### What you should do
Print exactly the lines from the first one down to the line that contains "const newtonX = 56.3;", both included, and skip the pictures.

---------- Source excerpt ----------

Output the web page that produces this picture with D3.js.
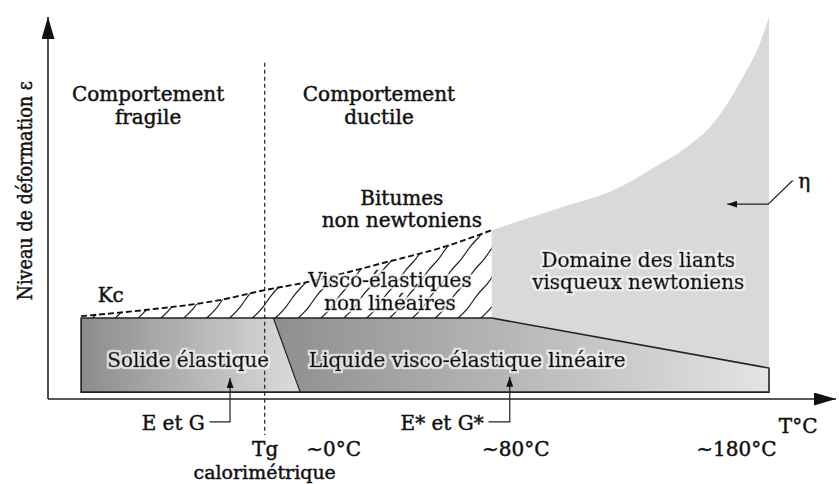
<!DOCTYPE html>
<html>
  <head>
    <meta charset="utf-8">
    <script src="https://d3js.org/d3.v7.min.js"></script>
    <title>Comportement des bitumes</title>
    <style>
      body { margin: 0; background: #fff; }
      svg text {
        font-family: "DejaVu Serif", "Liberation Serif", serif;
        fill: #111;
      }
      .lbl { font-size: 20px; stroke: #111; stroke-width: 0.45px; }
      .lbl.onGrey { stroke-width: 0.7px; }
      .ylabel {
        font-family: "DejaVu Serif Condensed", "DejaVu Serif", serif;
        font-stretch: condensed;
      }
      .tick text { font-size: 20px; stroke: #111; stroke-width: 0.45px; fill: #111; }
      .domain { display: none; }
    </style>
  </head>
  <body>
    <svg width="839" height="484"></svg>
    <script>
      // schematic units: x = temperature axis, y = niveau de deformation (0..100)
      const tgX = 27.5;
      const bandX = [4.2, 91.5];          // left / right of the bottom band
      const bandY = [1.8, 21.2];          // bottom / top of the band
      const bandRightTop = 8.1;           // band top at right edge
      const splitX = [28.6, 32.0];        // solide / liquide boundary (top, bottom)
      const newtonX = 56.3;               // start of newtonian domain

      // Kc dashed limit
      const kcX = [4.2, 12.3, 21.8, 27.5, 32.9, 42.5, 51.0, 56.3];
      const kcY = [21.7, 23.3, 25.9, 28.5, 30.6, 35.6, 40.3, 44.2];

      // viscosity curve eta
      const etaX = [56.3, 64.1, 72.6, 76.8, 81.1, 84.0, 86.5, 88.2, 90.0, 91.5];
      const etaY = [44.2, 49.5, 55.5, 60.5, 66.0, 71.2, 78.3, 84.3, 91.4, 100];

      const tickValues = [tgX, 36.2, 59.3, 87.3];
      const tickLabels = ['Tg', '~0°C', '~80°C', '~180°C'];

      const svg = d3.select('svg');
      const x = d3.scaleLinear().domain([0, 100]).range([48, 836]);
      const y = d3.scaleLinear().domain([0, 100]).range([399, 17]);

      const defs = svg.append('defs');
      const grad = (id, c0, c1) => {
        const g = defs.append('linearGradient').attr('id', id)
          .attr('x1', 0).attr('x2', 1).attr('y1', 0).attr('y2', 0);
        g.append('stop').attr('offset', '0%').attr('stop-color', c0);
        g.append('stop').attr('offset', '100%').attr('stop-color', c1);
      };
      grad('gSolid', '#8c8c8c', '#dcdcdc');
      grad('gLiquid', '#8e8e8e', '#e4e4e4');

      // light glow behind the labels sitting on grey
      const glow = defs.append('filter').attr('id', 'glow')
        .attr('x', '-5%').attr('y', '-30%').attr('width', '110%').attr('height', '160%');
      glow.append('feMorphology').attr('in', 'SourceAlpha')
        .attr('operator', 'dilate').attr('radius', 1.6).attr('result', 'thick');
      glow.append('feFlood').attr('flood-color', '#f8f8f8').attr('flood-opacity', 0.75);
      glow.append('feComposite').attr('in2', 'thick').attr('operator', 'in').attr('result', 'halo');
      const merge = glow.append('feMerge');
      merge.append('feMergeNode').attr('in', 'halo');
      merge.append('feMergeNode').attr('in', 'SourceGraphic');

      const mkArrow = (id, w, h) => {
        defs.append('marker').attr('id', id)
          .attr('viewBox', `0 0 ${w} ${h}`).attr('refX', w).attr('refY', h / 2)
          .attr('markerWidth', w).attr('markerHeight', h)
          .attr('markerUnits', 'userSpaceOnUse')
          .attr('orient', 'auto')
          .append('path').attr('d', `M0,0L${w},${h / 2}L0,${h}Z`).attr('fill', '#111');
      };
      mkArrow('bigArrow', 22, 13);
      mkArrow('smallArrow', 10, 7);

      const line = d3.line().x(d => x(d[0])).y(d => y(d[1]));
      const curve = d3.line().x(d => x(d[0])).y(d => y(d[1])).curve(d3.curveMonotoneX);

      // newtonian domain (grey)
      const etaPts = etaX.map((v, i) => [v, etaY[i]]);
      const newtonArea = curve(etaPts) +
        'L' + x(bandX[1]) + ',' + y(bandRightTop) +
        'L' + x(newtonX) + ',' + y(bandY[1]) + 'Z';
      svg.append('path').attr('d', newtonArea).attr('fill', '#d9d9d9');

      // hatched non-linear zone
      const kcPts = kcX.map((v, i) => [v, kcY[i]]);
      const hatchArea = curve(kcPts) +
        'L' + x(newtonX) + ',' + y(bandY[1]) +
        'L' + x(bandX[0]) + ',' + y(bandY[1]) + 'Z';
      defs.append('clipPath').attr('id', 'hatchClip')
        .append('path').attr('d', hatchArea);
      const hatchG = svg.append('g').attr('clip-path', 'url(#hatchClip)');
      const base = y(bandY[1]) + 1;
      d3.range(-3, 60, 2.9).forEach(u => {
        const x0 = x(u);
        const pts = [];
        for (let k = 0; k <= 8; k++) {
          const h = k * 12;
          pts.push([x0 + h * 0.8 + (k % 2 ? 1.5 : -1.5), base - h]);
        }
        hatchG.append('path').attr('d', d3.line().curve(d3.curveBasis)(pts))
          .attr('fill', 'none').attr('stroke', '#222').attr('stroke-width', 1.2);
      });

      // Kc dashed limit
      svg.append('path').attr('d', curve(kcPts))
        .attr('fill', 'none').attr('stroke', '#111')
        .attr('stroke-width', 1.9).attr('stroke-dasharray', '6,3');

      // bottom band: solide / liquide
      const solid = [[bandX[0], bandY[0]], [bandX[0], bandY[1]], [splitX[0], bandY[1]], [splitX[1], bandY[0]]];
      const liquid = [[splitX[0], bandY[1]], [newtonX, bandY[1]], [bandX[1], bandRightTop], [bandX[1], bandY[0]], [splitX[1], bandY[0]]];
      svg.append('path').attr('d', line(solid) + 'Z').attr('fill', 'url(#gSolid)');
      svg.append('path').attr('d', line(liquid) + 'Z').attr('fill', 'url(#gLiquid)');
      const outline = [[bandX[0], bandY[0]], [bandX[0], bandY[1]], [newtonX, bandY[1]], [bandX[1], bandRightTop], [bandX[1], bandY[0]]];
      svg.append('path').attr('d', line(outline) + 'Z')
        .attr('fill', 'none').attr('stroke', '#222').attr('stroke-width', 1.6);
      svg.append('path').attr('d', line([[splitX[0], bandY[1]], [splitX[1], bandY[0]]]))
        .attr('fill', 'none').attr('stroke', '#222').attr('stroke-width', 1.2);

      // Tg dashed vertical
      svg.append('path').attr('d', line([[tgX, 88], [tgX, -9.4]]))
        .attr('stroke', '#222').attr('stroke-width', 1.2).attr('stroke-dasharray', '4,3');

      // axes
      svg.append('path').attr('d', line([[0, 0], [100, 0]]))
        .attr('stroke', '#222').attr('stroke-width', 1.6).attr('marker-end', 'url(#bigArrow)');
      svg.append('path').attr('d', line([[0, 0], [0, 100]]))
        .attr('stroke', '#222').attr('stroke-width', 1.6).attr('marker-end', 'url(#bigArrow)');

      const xAxis = d3.axisBottom(x).tickValues(tickValues)
        .tickFormat((d, i) => tickLabels[i]).tickSize(0).tickPadding(42.5);
      svg.append('g').attr('transform', `translate(0,${y(0)})`).call(xAxis);

      // text labels
      const txt = (s, px, py, anchor, halo) => svg.append('text')
        .attr('class', halo ? 'lbl onGrey' : 'lbl')
        .attr('x', px).attr('y', py)
        .attr('filter', halo ? 'url(#glow)' : null)
        .attr('text-anchor', anchor || 'middle').text(s);

      txt('Comportement', x(12.7), y(78));
      txt('fragile', x(12.7), y(72));
      txt('Comportement', x(42), y(78));
      txt('ductile', x(42), y(72));
      txt('Bitumes', x(44.9), y(50.8));
      txt('non newtoniens', x(44.9), y(45.0));
      txt('Visco-élastiques', x(43.4), y(29.3), 'middle', true);
      txt('non linéaires', x(43.4), y(23.4), 'middle', true);
      txt('Kc', x(6.3), y(25.4), 'start');
      txt('Domaine des liants', x(74.9), y(34.6), 'middle', true);
      txt('visqueux newtoniens', x(74.9), y(28.8), 'middle', true);
      txt('Solide élastique', x(17.8), y(8.4), 'middle', true);
      txt('Liquide visco-élastique linéaire', x(53.2), y(8.4), 'middle', true);
      txt('E et G', x(19.9), y(-8.1), 'end');
      txt('E* et G*', x(55.3), y(-8.1), 'end');
      txt('T°C', x(95.2), y(-8.9), 'middle');
      txt('calorimétrique', x(tgX), y(-20.9), 'middle').style('font-size', '19px');
      txt('η', x(95.2), y(55.3), 'start');

      // small arrows
      const arrowLine = pts => svg.append('path').attr('d', line(pts))
        .attr('fill', 'none').attr('stroke', '#222').attr('stroke-width', 1.2)
        .attr('marker-end', 'url(#smallArrow)');
      arrowLine([[20.5, -6.0], [23.1, -6.0], [23.1, 5.5]]);
      arrowLine([[55.9, -6.0], [58.6, -6.0], [58.6, 5.8]]);
      arrowLine([[94.5, 57.2], [91.4, 51.0], [86.2, 51.0]]);

      // y label
      svg.append('text').attr('class', 'lbl ylabel')
        .attr('transform', `translate(32,${y(54.5)}) rotate(-90)`)
        .attr('text-anchor', 'middle').style('font-size', '19.5px')
        .text('Niveau de déformation ε');
    </script>
  </body>
</html>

----------

### Finished answer
Output the web page that produces this picture with D3.js.
<!DOCTYPE html>
<html>
  <head>
    <meta charset="utf-8">
    <script src="https://d3js.org/d3.v7.min.js"></script>
    <title>Comportement des bitumes</title>
    <style>
      body { margin: 0; background: #fff; }
      svg text {
        font-family: "DejaVu Serif", "Liberation Serif", serif;
        fill: #111;
      }
      .lbl { font-size: 20px; stroke: #111; stroke-width: 0.45px; }
      .lbl.onGrey { stroke-width: 0.7px; }
      .ylabel {
        font-family: "DejaVu Serif Condensed", "DejaVu Serif", serif;
        font-stretch: condensed;
      }
      .tick text { font-size: 20px; stroke: #111; stroke-width: 0.45px; fill: #111; }
      .domain { display: none; }
    </style>
  </head>
  <body>
    <svg width="839" height="484"></svg>
    <script>
      // schematic units: x = temperature axis, y = niveau de deformation (0..100)
      const tgX = 27.5;
      const bandX = [4.2, 91.5];          // left / right of the bottom band
      const bandY = [1.8, 21.2];          // bottom / top of the band
      const bandRightTop = 8.1;           // band top at right edge
      const splitX = [28.6, 32.0];        // solide / liquide boundary (top, bottom)
      const newtonX = 56.3;               // start of newtonian domain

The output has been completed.